I heard Stable Diffusion's model is just 4 GB. It's incredible that billions of ...

nl · on Sept 20, 2022

I don't think that thinking of it as "compression" is useful, and more than an artist recreating the Mona Lisa from memory is "decompressing" it. The process that diffusion models use is fundamentally different to decompression.

For example, if you prompt Stable Diffusion with "Mona Lisa" and look at the iterations, it is clearer what is happening - it's not decompressing so much as drawing something it knows looks like Mona Lisa and then iterating to make it look clearer and clearer.

It clearly "knows" what the Mona Lisa looks like, but what is is doing isn't copying it - it's more like recreating a thing that looks like it.

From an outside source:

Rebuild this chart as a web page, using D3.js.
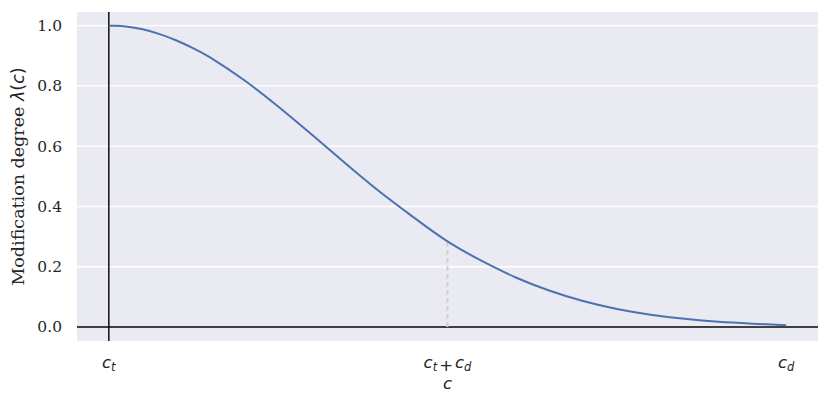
<!DOCTYPE html>
<html><head><meta charset="utf-8">
<script src="https://cdn.jsdelivr.net/npm/d3@7"></script>
<style>body{margin:0;background:#fff}svg{display:block}</style>
</head><body>
<svg id="chart" width="830" height="406"></svg>
<script>
// Data (x normalised: 0 = c_t, 1 = c_d)
const xValues = [0,0.01,0.025,0.05,0.075,0.1,0.125,0.15,0.2,0.25,0.3,0.35,0.4,0.45,0.5,0.55,0.6,0.65,0.7,0.75,0.8,0.85,0.9,0.95,1.0];
const lambdaValues = [1.000,0.9995,0.997,0.988,0.972,0.951,0.925,0.894,0.819,0.732,0.638,0.542,0.449,0.364,0.284,0.220,0.165,0.121,0.086,0.060,0.041,0.027,0.017,0.011,0.006];
const yTicks = [0,0.2,0.4,0.6,0.8,1.0];
const xTickPos = [0,0.5,1];
const xTickLabels = [["c","t"],["c","t","+","c","d"],["c","d"]];
const markerX = 0.5, markerY = 0.284;

const svg = d3.select("#chart");
const L=77,R=818,T=12,B=341;
const x = d3.scaleLinear().domain([-0.047,1.047]).range([L,R]);
const y = d3.scaleLinear().domain([-0.0465,1.0455]).range([B,T]);

svg.append("rect").attr("x",L).attr("y",T).attr("width",R-L).attr("height",B-T).attr("fill","#eaeaf2");

// grid
svg.append("g").selectAll("line").data(yTicks).join("line")
  .attr("x1",L).attr("x2",R).attr("y1",d=>y(d)).attr("y2",d=>y(d))
  .attr("stroke","#fff").attr("stroke-width",1.3);

// y axis ticks
const yAxis = d3.axisLeft(y).tickValues(yTicks).tickFormat(d3.format(".1f")).tickSize(0).tickPadding(15);
const ga = svg.append("g").attr("transform",`translate(${L},0)`).call(yAxis);
ga.select(".domain").remove();
ga.selectAll("text").attr("font-family","'DejaVu Serif'").attr("font-size","15.5px").attr("fill","#262626");

// x tick labels (math italic)
const xt = svg.append("g");
xTickPos.forEach((p,i)=>{
  const t = xt.append("text").attr("x",x(p)).attr("y",368).attr("text-anchor","middle")
    .attr("font-family","'DejaVu Sans'").attr("font-size","16.5px").attr("fill","#262626");
  const parts = xTickLabels[i];
  for(let k=0;k<parts.length;k++){
    const s = parts[k];
    if(s==="+"){ t.append("tspan").attr("font-style","normal").attr("dx","2").text("+"); }
    else if(s==="t"||s==="d"){ t.append("tspan").attr("font-style","italic").attr("font-size","11.5px").attr("dy","3").text(s); }
    else { const ts=t.append("tspan").attr("font-style","italic").text(s); if(k>0){ ts.attr("dy","-3").attr("dx","2"); } }
  }
});

// x label
svg.append("text").attr("x",x(0.5)).attr("y",389).attr("text-anchor","middle")
  .attr("font-family","'DejaVu Sans'").attr("font-style","italic").attr("font-size","16.5px").attr("fill","#262626").text("c");

// y label
const yl = svg.append("text").attr("transform",`translate(24,${(T+B)/2}) rotate(-90)`).attr("text-anchor","middle")
  .attr("font-family","'DejaVu Serif'").attr("font-size","17.5px").attr("fill","#262626");
yl.append("tspan").text("Modification degree ");
yl.append("tspan").attr("font-family","'DejaVu Sans'").attr("font-style","italic").text("λ");
yl.append("tspan").attr("font-family","'DejaVu Sans'").text("(");
yl.append("tspan").attr("font-family","'DejaVu Sans'").attr("font-style","italic").text("c");
yl.append("tspan").attr("font-family","'DejaVu Sans'").text(")");

// reference lines
svg.append("line").attr("x1",L).attr("x2",R).attr("y1",y(0)).attr("y2",y(0)).attr("stroke","#000").attr("stroke-width",1.4);
svg.append("line").attr("x1",x(0)).attr("x2",x(0)).attr("y1",T).attr("y2",B).attr("stroke","#000").attr("stroke-width",1.4);

// dashed marker
svg.append("line").attr("x1",x(markerX)).attr("x2",x(markerX)).attr("y1",y(0)).attr("y2",y(markerY))
  .attr("stroke","#d0d0d0").attr("stroke-width",2).attr("stroke-dasharray","5,3");

// curve
const data = xValues.map((v,i)=>({x:v,y:lambdaValues[i]}));
svg.append("path").datum(data)
  .attr("d",d3.line().x(d=>x(d.x)).y(d=>y(d.y)).curve(d3.curveNatural))
  .attr("fill","none").attr("stroke","#4c72b0").attr("stroke-width",2);
</script>
</body></html>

(And yes I realize lots of artist on Twitter are complaining that it is copying their work. I think "forgery" is a better analogy than "stealing" though - it can create art that looks like a Picasso or whatever, but it isn't copying it in a conventional sense)

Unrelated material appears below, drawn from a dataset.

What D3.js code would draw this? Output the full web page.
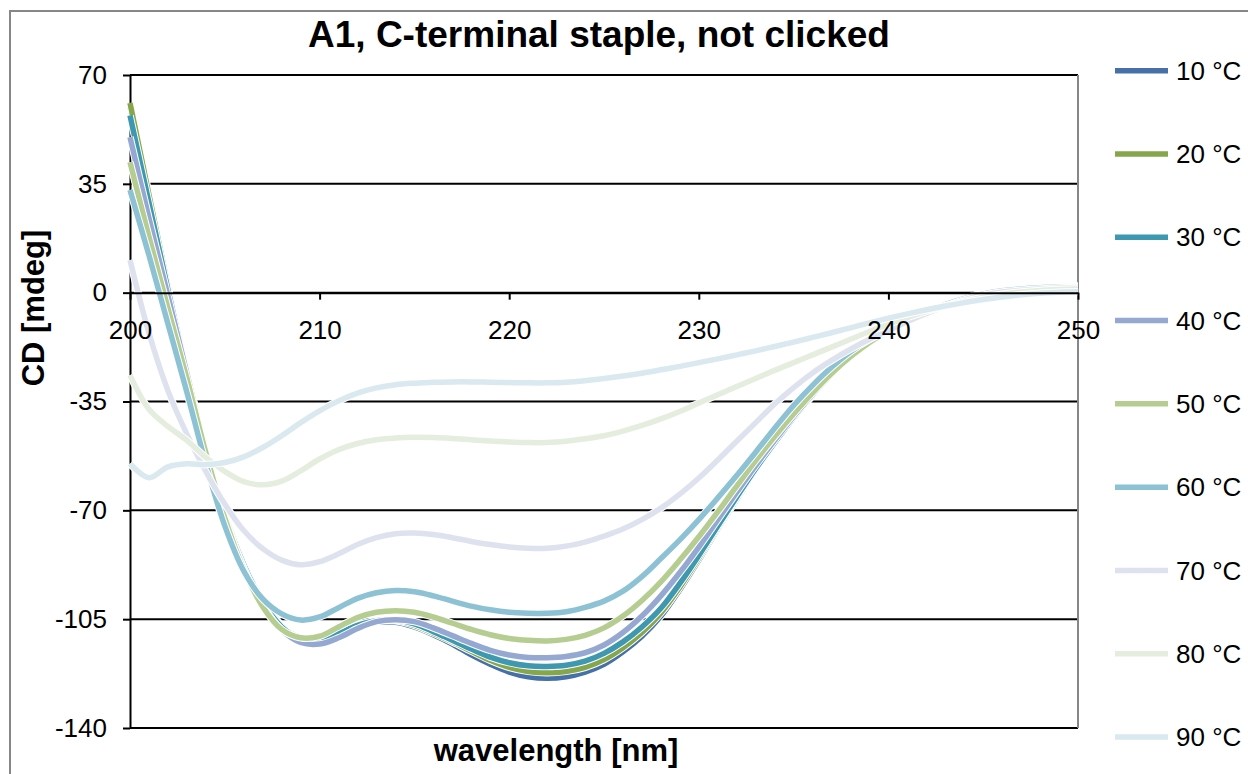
<!DOCTYPE html>
<html>
<head>
<meta charset="utf-8">
<script src="https://cdn.jsdelivr.net/npm/d3@7"></script>
<style>
  body { margin: 0; background: #fff; }
  text { font-family: "Liberation Sans", Arial, sans-serif; }
</style>
</head>
<body>
<div id="chart"></div>
<script>
// wavelength [nm] and CD [mdeg], one value per nm
var wavelength = [200,201,202,203,204,205,206,207,208,209,210,211,212,213,214,215,216,217,218,219,
                  220,221,222,223,224,225,226,227,228,229,230,231,232,233,234,235,236,237,238,239,
                  240,241,242,243,244,245,246,247,248,249,250];

var cd10 = [60,31,2,-26,-51,-71,-87,-99,-107,-111.5,-112,-110,-107.5,-106,-106,-107.5,-110,-113,-116.5,-119.5,
            -122,-123.5,-124,-123.5,-122,-119.5,-115.5,-110.5,-104,-95.5,-86,-76,-66.5,-57,-48.5,-40.5,-33,-26.5,-21,-16.3,
            -12.5,-9.2,-6.3,-3.8,-1.8,-0.3,0.7,1.3,1.7,1.9,2];
var cd20 = [61,31.5,2,-26,-51,-71.5,-87.5,-99.5,-107.3,-111,-111.5,-109.5,-107,-105.5,-105.5,-107,-109.5,-112.3,-115.3,-118.2,
            -120.5,-121.8,-122.2,-121.8,-120.5,-118,-114.2,-109.3,-103,-94.7,-85.3,-75.5,-66,-56.8,-48.3,-40.3,-33,-26.5,-21,-16.3,
            -12.5,-9.2,-6.3,-3.8,-1.8,-0.3,0.7,1.3,1.7,1.9,2];
var cd30 = [57,29,1,-26,-51,-71.5,-87.5,-99.5,-107.5,-111.3,-111.5,-109.5,-107,-105.5,-105.3,-106.5,-109,-111.8,-114.6,-117.2,
            -119,-120,-120.2,-119.8,-118.5,-116,-112.3,-107.5,-101.5,-93.5,-84.5,-75,-65.7,-56.6,-48.2,-40.2,-33,-26.5,-21,-16.3,
            -12.5,-9.2,-6.3,-3.8,-1.8,-0.3,0.7,1.3,1.7,1.9,2];
var cd40 = [50,24,-1,-26,-51,-72,-88.5,-100.5,-108.5,-112.5,-113,-111,-108,-105.8,-105.2,-105.8,-107.8,-110.3,-112.8,-115,
            -116.5,-117.3,-117.4,-117,-115.8,-113.3,-109.3,-104,-97.5,-90,-81.8,-73,-64.2,-55.6,-47.5,-39.8,-32.7,-26.3,-20.9,-16.2,
            -12.4,-9.1,-6.2,-3.8,-1.8,-0.3,0.7,1.3,1.7,1.9,2];
var cd50 = [42,18,-5,-27.5,-51.5,-72.5,-89,-101,-108.3,-111,-110.5,-107.5,-104.5,-102.8,-102.3,-102.8,-104.3,-106.3,-108.3,-110,
            -111.2,-111.8,-112,-111.5,-110.2,-107.8,-104,-99,-93,-86,-78.5,-70.5,-62.2,-54,-46.3,-39,-32.2,-26,-20.6,-16,
            -12.2,-9,-6.1,-3.7,-1.8,-0.3,0.7,1.3,1.7,1.9,2];
var cd60 = [33,12,-10,-32,-55,-75,-89.5,-98.5,-103.3,-105.3,-104.3,-101.3,-98.3,-96.5,-95.8,-96.2,-97.5,-99.2,-100.8,-102,
            -102.8,-103.1,-103.1,-102.6,-101.2,-99.2,-96,-91.3,-85.5,-79.5,-73,-66,-58.8,-51.3,-43.6,-36.3,-29.8,-24,-19,-15,
            -11.8,-8.8,-6.1,-3.8,-1.9,-0.4,0.6,1.2,1.6,1.8,1.9];
var cd70 = [10.5,-13,-31.5,-45.5,-57.5,-68,-76.5,-82.3,-86,-87.5,-86.5,-84,-81,-78.8,-77.5,-77.3,-77.8,-78.8,-80,-81,
            -81.8,-82.2,-82.2,-81.5,-80.2,-78.3,-76,-73,-69.3,-64.8,-59.6,-53.8,-47.8,-41.8,-35.8,-30.5,-25.8,-21.8,-18.2,-15,
            -12.2,-9.3,-6.7,-4.3,-2.3,-0.8,0.2,0.8,1.2,1.5,1.7];
var cd80 = [-26.5,-37.5,-43,-47.5,-53,-57.5,-60.8,-61.8,-60.6,-57.3,-53.5,-50.5,-48.5,-47.3,-46.7,-46.5,-46.6,-46.9,-47.3,-47.7,
            -48,-48.2,-48.2,-47.8,-47,-46,-44.5,-42.7,-40.6,-38.2,-35.5,-32.8,-30.2,-27.6,-25,-22.5,-20,-17.5,-15,-12.5,
            -10.2,-8,-6,-4.3,-2.8,-1.5,-0.5,0.2,0.7,1,1.2];
var cd90 = [-55,-59.5,-56,-55,-55.3,-54.6,-52.8,-49.8,-46,-41.8,-38,-34.8,-32.3,-30.6,-29.6,-29.1,-28.8,-28.7,-28.7,-28.8,
            -28.9,-29,-29,-28.8,-28.3,-27.6,-26.8,-25.9,-24.8,-23.7,-22.5,-21.3,-20,-18.7,-17.3,-15.9,-14.4,-12.9,-11.3,-9.7,
            -8.2,-6.8,-5.5,-4.3,-3.2,-2.2,-1.4,-0.7,-0.2,0.1,0.3];

var seriesNames = ["10 °C","20 °C","30 °C","40 °C","50 °C","60 °C","70 °C","80 °C","90 °C"];
var seriesValues = [cd10, cd20, cd30, cd40, cd50, cd60, cd70, cd80, cd90];
var seriesColors = ["#4570a8","#86a64b","#3d98b0","#94a8d2","#b6cd92","#8dc2d4","#dee2ef","#e5edde","#dae9ef"];

var xTicks = [200,210,220,230,240,250];
var yTicks = [70,35,0,-35,-70,-105,-140];

var chartTitle = "A1, C-terminal staple, not clicked";
var xTitle = "wavelength [nm]";
var yTitle = "CD [mdeg]";

// layout
var width = 1248, height = 774;
var plotLeft = 130, plotRight = 1078, plotTop = 75, plotBottom = 728;

var svg = d3.select("#chart")
    .append("svg")
    .attr("width", width)
    .attr("height", height);

// chart area frame
svg.append("rect")
    .attr("x", 10).attr("y", 11)
    .attr("width", 1300).attr("height", 800)
    .attr("fill", "#fff")
    .attr("stroke", "#878787")
    .attr("stroke-width", 2);

var xScale = d3.scaleLinear().domain([200, 250]).range([plotLeft, plotRight]);
var yScale = d3.scaleLinear().domain([-140, 70]).range([plotBottom, plotTop]);

// plain hyphen for negatives, like the original
var plainNum = d => String(d);

// horizontal gridlines
svg.append("g").selectAll("line")
    .data(yTicks)
    .enter().append("line")
    .attr("x1", plotLeft).attr("x2", plotRight)
    .attr("y1", d => yScale(d)).attr("y2", d => yScale(d))
    .attr("stroke", "#000")
    .attr("stroke-width", 2);

// right edge of plot area
svg.append("line")
    .attr("x1", plotRight).attr("x2", plotRight)
    .attr("y1", plotTop).attr("y2", plotBottom)
    .attr("stroke", "#878787")
    .attr("stroke-width", 2);

// y axis
var yAxis = svg.append("g")
    .attr("transform", "translate(" + plotLeft + ",0)")
    .call(d3.axisLeft(yScale).tickValues(yTicks).tickFormat(plainNum)
        .tickSize(7).tickPadding(16).tickSizeOuter(0));
yAxis.select(".domain").attr("stroke", "#000").attr("stroke-width", 2);
yAxis.selectAll(".tick line").attr("stroke", "#000").attr("stroke-width", 2);
yAxis.selectAll("text")
    .attr("font-size", 26)
    .attr("fill", "#000")
    .style("font-family", '"Liberation Sans", Arial, sans-serif');

// series lines
var line = d3.line()
    .x((d, i) => xScale(wavelength[i]))
    .y(d => yScale(d))
    .curve(d3.curveCatmullRom.alpha(0.5));

var lines = svg.append("g");
seriesValues.forEach(function(vals, k) {
    lines.append("path")
        .attr("d", line(vals))
        .attr("fill", "none")
        .attr("stroke", "#fff")
        .attr("stroke-width", 7.5)
        .attr("stroke-linejoin", "round");
    lines.append("path")
        .attr("d", line(vals))
        .attr("fill", "none")
        .attr("stroke", seriesColors[k])
        .attr("stroke-width", 5.5)
        .attr("stroke-linejoin", "round");
});

// x axis at CD = 0
var xAxis = svg.append("g")
    .attr("transform", "translate(0," + yScale(0) + ")")
    .call(d3.axisBottom(xScale).tickValues(xTicks).tickFormat(plainNum)
        .tickSize(7).tickPadding(21).tickSizeOuter(0));
xAxis.select(".domain").attr("stroke", "#000").attr("stroke-width", 2);
xAxis.selectAll(".tick line").attr("stroke", "#000").attr("stroke-width", 2);
xAxis.selectAll("text")
    .attr("font-size", 26)
    .attr("fill", "#000")
    .style("font-family", '"Liberation Sans", Arial, sans-serif');

// titles
svg.append("text")
    .attr("x", 599).attr("y", 47)
    .attr("text-anchor", "middle")
    .attr("font-size", 37)
    .attr("font-weight", "bold")
    .text(chartTitle);

svg.append("text")
    .attr("x", 556).attr("y", 761)
    .attr("text-anchor", "middle")
    .attr("font-size", 31)
    .attr("font-weight", "bold")
    .text(xTitle);

svg.append("text")
    .attr("transform", "translate(44,308) rotate(-90)")
    .attr("text-anchor", "middle")
    .attr("font-size", 31)
    .attr("font-weight", "bold")
    .text(yTitle);

// legend
var legendY = d3.scaleLinear().domain([0, 8]).range([70.7, 737]);
var legend = svg.append("g").selectAll("g")
    .data(seriesNames)
    .enter().append("g")
    .attr("transform", (d, i) => "translate(1115," + legendY(i) + ")");
legend.append("line")
    .attr("x1", 0).attr("x2", 53)
    .attr("stroke", (d, i) => seriesColors[i])
    .attr("stroke-width", 5.5);
legend.append("text")
    .attr("x", 61)
    .attr("dy", "0.35em")
    .attr("font-size", 26)
    .text(d => d);
</script>
</body>
</html>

Gigachad · on Sept 20, 2022

Forgery requires some kind of deception/fraud. Painting an imitation of the Mona Lisa isn’t forgery. Trying to sell it as if it is the original is.

nl · on Sept 20, 2022

Yes I agree with this too.

I think using that language is better than "stealing", because the immoral act is the passing off, not training of the model.

eru · on Sept 20, 2022

In this regard, stable diffusion is not so much comparable to a corpus of jpeg images, but with the jpeg compression algorithms.

akomtu · on Sept 20, 2022

I think it's easy to explain. If we split all those images into small 8x8 chunks, and put all the chunks into a fuzzy and a bit lossy hashtable, we'll see that many chunks are very similar and can be merged into one. To address this "space of 8x8 chunks" we'll apply PCA to them, just like in jpeg, and use only the top most significant components of the PCA vectors.

So in essense, this SD model is like an Alexandria library of visual elements, arranged on multidomensional shelves.